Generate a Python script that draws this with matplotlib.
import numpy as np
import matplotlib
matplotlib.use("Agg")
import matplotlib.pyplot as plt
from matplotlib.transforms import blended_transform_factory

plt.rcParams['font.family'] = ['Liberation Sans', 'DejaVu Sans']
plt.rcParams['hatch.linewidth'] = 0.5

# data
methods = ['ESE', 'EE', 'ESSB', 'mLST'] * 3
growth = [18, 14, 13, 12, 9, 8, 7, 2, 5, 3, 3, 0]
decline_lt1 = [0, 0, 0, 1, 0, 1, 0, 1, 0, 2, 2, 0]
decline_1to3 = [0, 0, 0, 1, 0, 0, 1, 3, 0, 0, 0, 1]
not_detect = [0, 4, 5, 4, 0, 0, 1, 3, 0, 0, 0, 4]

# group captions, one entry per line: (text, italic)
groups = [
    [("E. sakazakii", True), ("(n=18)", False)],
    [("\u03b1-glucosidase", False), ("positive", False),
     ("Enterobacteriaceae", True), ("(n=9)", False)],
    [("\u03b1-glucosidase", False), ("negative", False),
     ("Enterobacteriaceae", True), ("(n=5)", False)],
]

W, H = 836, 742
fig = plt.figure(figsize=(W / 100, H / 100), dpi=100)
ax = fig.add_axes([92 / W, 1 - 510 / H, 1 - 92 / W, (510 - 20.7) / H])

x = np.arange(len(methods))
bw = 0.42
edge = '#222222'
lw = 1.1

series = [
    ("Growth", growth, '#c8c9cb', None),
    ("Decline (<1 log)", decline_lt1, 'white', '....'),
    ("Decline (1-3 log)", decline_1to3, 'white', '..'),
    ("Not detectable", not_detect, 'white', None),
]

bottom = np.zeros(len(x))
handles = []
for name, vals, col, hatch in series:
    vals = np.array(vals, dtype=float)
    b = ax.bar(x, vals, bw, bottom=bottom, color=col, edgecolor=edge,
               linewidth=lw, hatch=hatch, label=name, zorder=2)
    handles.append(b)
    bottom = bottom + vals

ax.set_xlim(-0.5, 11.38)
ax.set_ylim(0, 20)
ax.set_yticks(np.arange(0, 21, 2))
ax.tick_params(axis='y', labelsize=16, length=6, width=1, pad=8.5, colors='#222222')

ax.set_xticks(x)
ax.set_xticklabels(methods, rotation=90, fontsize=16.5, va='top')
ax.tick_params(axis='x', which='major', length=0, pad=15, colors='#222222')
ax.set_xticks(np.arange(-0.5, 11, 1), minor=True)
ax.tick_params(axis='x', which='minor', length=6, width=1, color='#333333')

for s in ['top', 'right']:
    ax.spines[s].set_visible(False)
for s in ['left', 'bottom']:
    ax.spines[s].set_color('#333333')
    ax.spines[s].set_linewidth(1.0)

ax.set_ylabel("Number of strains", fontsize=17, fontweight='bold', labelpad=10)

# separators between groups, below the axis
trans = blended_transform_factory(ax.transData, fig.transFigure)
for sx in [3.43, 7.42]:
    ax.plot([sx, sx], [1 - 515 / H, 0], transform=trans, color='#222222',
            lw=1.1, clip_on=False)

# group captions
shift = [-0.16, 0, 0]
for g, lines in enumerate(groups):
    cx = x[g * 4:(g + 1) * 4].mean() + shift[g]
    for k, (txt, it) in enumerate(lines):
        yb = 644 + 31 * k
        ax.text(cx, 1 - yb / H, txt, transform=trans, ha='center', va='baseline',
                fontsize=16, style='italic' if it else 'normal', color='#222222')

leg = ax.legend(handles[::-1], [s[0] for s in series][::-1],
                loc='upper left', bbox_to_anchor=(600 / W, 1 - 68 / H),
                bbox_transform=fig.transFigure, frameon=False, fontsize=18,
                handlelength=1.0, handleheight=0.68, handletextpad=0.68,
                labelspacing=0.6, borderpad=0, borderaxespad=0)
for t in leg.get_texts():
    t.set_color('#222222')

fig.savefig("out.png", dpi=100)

What is needed: Search the data for "matplotlib". Copy every matching line.

Result:
Generate a Python script that draws this with matplotlib.
import matplotlib
matplotlib.use("Agg")
import matplotlib.pyplot as plt
from matplotlib.transforms import blended_transform_factory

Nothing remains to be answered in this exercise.